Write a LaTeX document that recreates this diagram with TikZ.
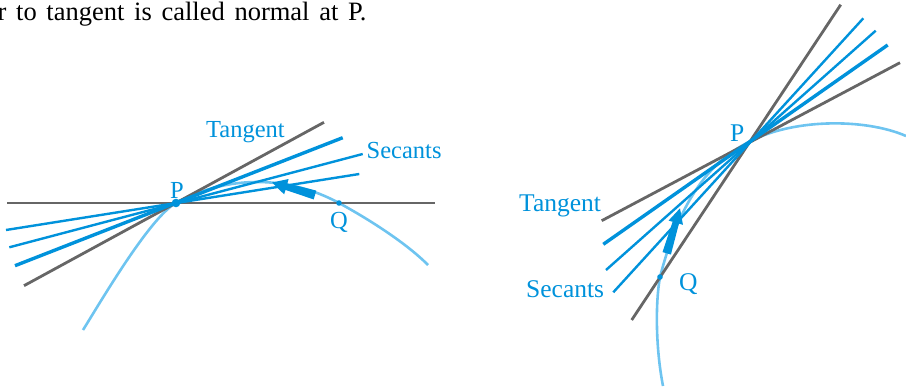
\documentclass[tikz,border=0pt]{standalone}
\usepackage{fontspec}
\setmainfont{Liberation Serif}
\usetikzlibrary{calc}
\definecolor{lineblue}{RGB}{0,146,219}
\definecolor{curveblue}{RGB}{110,196,240}
\definecolor{linegray}{RGB}{102,102,102}
\begin{document}
\begin{tikzpicture}[x=1pt,y=-1pt,
  grayline/.style={draw=linegray,line width=2.8pt},
  secline/.style={draw=lineblue,line width=2.4pt},
  thickline/.style={draw=lineblue,line width=3.4pt},
  curveline/.style={draw=curveblue,line width=2.6pt},
  lblL/.style={text=lineblue,inner sep=0pt,anchor=base west,font=\fontsize{24.5}{29}\selectfont},
  lblR/.style={text=lineblue,inner sep=0pt,anchor=base west,font=\fontsize{25.5}{30}\selectfont},
  dotstyle/.style={fill=lineblue}]
\useasboundingbox (0,0) rectangle (906,386);

% top text
\node[anchor=base east,inner sep=0pt,font=\fontsize{26.5}{31}\selectfont] (toptext) at (366.7,20.7)
  {\spaceskip=9.7pt\relax r to tangent is called normal at P.};

% ---------- left figure ----------
\coordinate (P1) at (176,203);
\coordinate (Q1) at (339,203);
\draw[curveline] (83,330) .. controls (99,304.5) and (149.7,217.3) .. (P1)
  .. controls (227.4,175) and (287.6,175) .. (Q1)
  .. controls (369.7,219.7) and (407,243.7) .. (428,265);
\draw[grayline] (7,203) -- (435,203);
\draw[grayline] (24,285.7) -- (324,122.3);
\draw[thickline] (15,265.7) -- (342.7,137.7);
\draw[secline] (9.3,247.3) -- (362.7,154);
\draw[secline] (6,230) -- (359.3,174);
% arrow
\coordinate (la0) at (315,195);
\coordinate (la1) at (272,182.5);
\coordinate (lahb) at ($(la1)!15pt!(la0)$);
\fill[lineblue] ($(la0)!4.6pt!90:(la1)$) -- ($(lahb)!3.4pt!90:(la1)$) -- ($(lahb)!8pt!90:(la1)$)
  -- (la1) -- ($(lahb)!8pt!-90:(la1)$) -- ($(lahb)!3.4pt!-90:(la1)$) -- ($(la0)!4.6pt!-90:(la1)$) -- cycle;
\fill[dotstyle] (P1) circle (4.3);
\fill[dotstyle] (Q1) circle (2.8);
\node[lblL] (pl) at (170,198) {P};
\node[lblL] (ql) at (330,228.5) {Q};
\node[lblL] (tl) at (206,137.5) {Tangent};
\node[lblL] (sl) at (366.5,158.5) {Secants};

% ---------- right figure ----------
\coordinate (P2) at (745,144);
\coordinate (Q2) at (660,277);
\draw[curveline] (663,386) .. controls (656,350) and (655,305) .. (Q2)
  .. controls (673.8,223.7) and (696.6,169.9) .. (P2)
  .. controls (790,118) and (865,118) .. (906,136);
\draw[grayline] (840.7,4.7) -- (631.7,320);
\draw[grayline] (900,62.7) -- (601.7,220.7);
\draw[thickline] (603.3,244.3) -- (887.7,45);
\draw[secline] (606,270) -- (875.7,30.7);
\draw[secline] (613.3,292.3) -- (863.3,18.3);
% arrow
\coordinate (ra0) at (666.7,253.3);
\coordinate (ra1) at (680,208.3);
\coordinate (rahb) at ($(ra1)!15pt!(ra0)$);
\fill[lineblue] ($(ra0)!4.4pt!90:(ra1)$) -- ($(rahb)!3.3pt!90:(ra1)$) -- ($(rahb)!7.5pt!90:(ra1)$)
  -- (ra1) -- ($(rahb)!7.5pt!-90:(ra1)$) -- ($(rahb)!3.3pt!-90:(ra1)$) -- ($(ra0)!4.4pt!-90:(ra1)$) -- cycle;
\fill[dotstyle] (Q2) circle (2.8);
\node[lblR] (pr) at (730,141.7) {P};
\node[lblR] (qr) at (679,290) {Q};
\node[lblR] (tr) at (519,211.5) {Tangent};
\node[lblR] (sr) at (526,297) {Secants};
\end{tikzpicture}
\end{document}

━━━━━━

→ Challenge
Reproduce only the lines from the beginning of the data through the line that contains "r to tangent", both included, and please drop the pictures.

→ Final answer
Write a LaTeX document that recreates this diagram with TikZ.
\documentclass[tikz,border=0pt]{standalone}
\usepackage{fontspec}
\setmainfont{Liberation Serif}
\usetikzlibrary{calc}
\definecolor{lineblue}{RGB}{0,146,219}
\definecolor{curveblue}{RGB}{110,196,240}
\definecolor{linegray}{RGB}{102,102,102}
\begin{document}
\begin{tikzpicture}[x=1pt,y=-1pt,
  grayline/.style={draw=linegray,line width=2.8pt},
  secline/.style={draw=lineblue,line width=2.4pt},
  thickline/.style={draw=lineblue,line width=3.4pt},
  curveline/.style={draw=curveblue,line width=2.6pt},
  lblL/.style={text=lineblue,inner sep=0pt,anchor=base west,font=\fontsize{24.5}{29}\selectfont},
  lblR/.style={text=lineblue,inner sep=0pt,anchor=base west,font=\fontsize{25.5}{30}\selectfont},
  dotstyle/.style={fill=lineblue}]
\useasboundingbox (0,0) rectangle (906,386);

% top text
\node[anchor=base east,inner sep=0pt,font=\fontsize{26.5}{31}\selectfont] (toptext) at (366.7,20.7)
  {\spaceskip=9.7pt\relax r to tangent is called normal at P.};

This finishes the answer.